Phinehas Took a Spear Into a Tent and Became the Priest Who Never Died
The plague had killed twenty-four thousand when Phinehas rose from the assembly and moved. He stopped the plague and earned a covenant that has not ended.
Table of Contents
The Moment No One Moved
Twenty-four thousand people were already dead. Moses stood at the entrance to the Tent of Meeting and wept. The elders of Israel wept beside him. And while they wept, in full daylight, in full view of the entire congregation, an Israelite man walked past them with a Midianite woman on his arm and went into a tent.
Everyone saw. No one moved.
Phinehas ben Elazar ben Aaron the priest rose from the assembly. He took a spear in his hand. He followed the man and woman into the tent and drove the spear through both of them at once. The plague stopped. The final count of the dead was twenty-four thousand.
A Covenant As the Days of Heaven
God's response was immediate. I give him my covenant of peace. For him and his descendants after him: a covenant of everlasting priesthood, because he was zealous for his God and made atonement for the children of Israel.
Ben Sira, writing in Jerusalem around 180 BCE, remembered the moment with a phrase that carries everything: may God confirm to him the covenant of Phinehas which he executed unto him and unto his seed, as the days of heaven. Not as the days of the Temple. Not as the days of the dynasty. As long as heaven lasts.

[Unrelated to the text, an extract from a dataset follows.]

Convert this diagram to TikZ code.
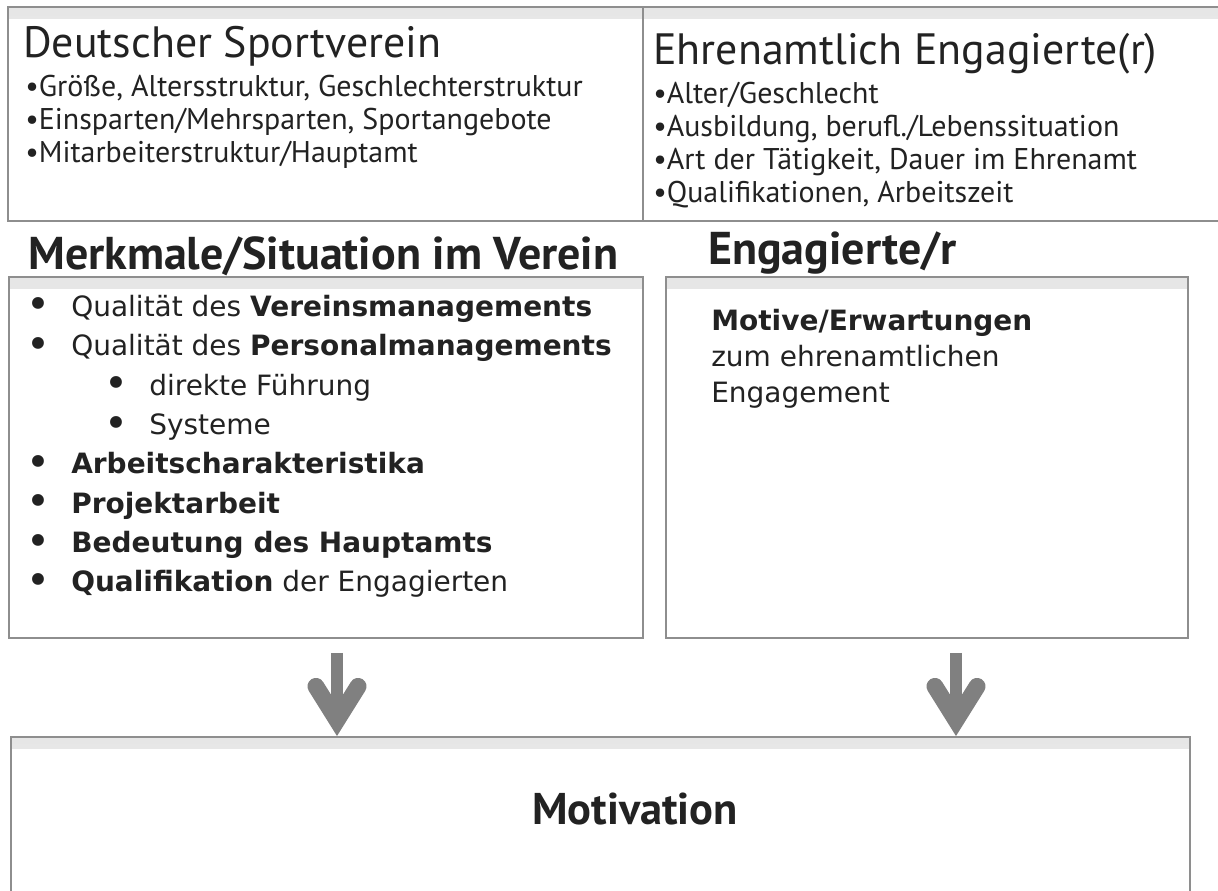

The covenant was not just priestly succession. It was permanence of a kind the tradition had almost never granted to a living human being.
The Priest Who Did Not Die
The rabbinic legends went further. Phinehas did not die in the ordinary way. He was translated. He became Elijah. He became the high priest of the final age, the one who has been waiting since the wilderness for the moment when his covenant will be fully activated. He wanders the earth in disguise, appearing to scholars in need, sitting at the seder table on Passover night, present at every circumcision as the guardian of the covenant. He is the one who will come before the great and terrible day and announce the return.
The identification with Elijah is not universal in the tradition, but it points toward something the tradition kept reaching for: a figure whose life did not end in the ordinary way because his covenant was not an ordinary covenant. The high priest who never died became the prophet who never died, waiting with the same spear-sharp clarity he had shown in the moment when everyone else stood still.
What Zeal Actually Cost
Simon the high priest, described in Ben Sira chapter 50 in language drawn from the Phinehas tradition, serves as a later reflection of the original. Ben Sira describes Simon emerging from behind the Temple curtain like a morning star, like the sun shining on the Temple of the Most High, like Phinehas in the zeal of his honor. The comparison is explicit. Simon's glory in the Temple is measured against Phinehas's act in the wilderness as the standard of priestly zeal.
But zeal is the tradition's most dangerous virtue. The tradition knows this. Phinehas acted without being commanded to. Moses did not order him to take the spear. The elders did not authorize it. He saw what was happening, judged it in an instant, and acted. The tradition does not say this lightly. It says: this act, unauthorized, violent, carried out in the heat of grief and fury, was accepted by God as atonement. The people were dying. The congregation was weeping. One man moved. The plague stopped.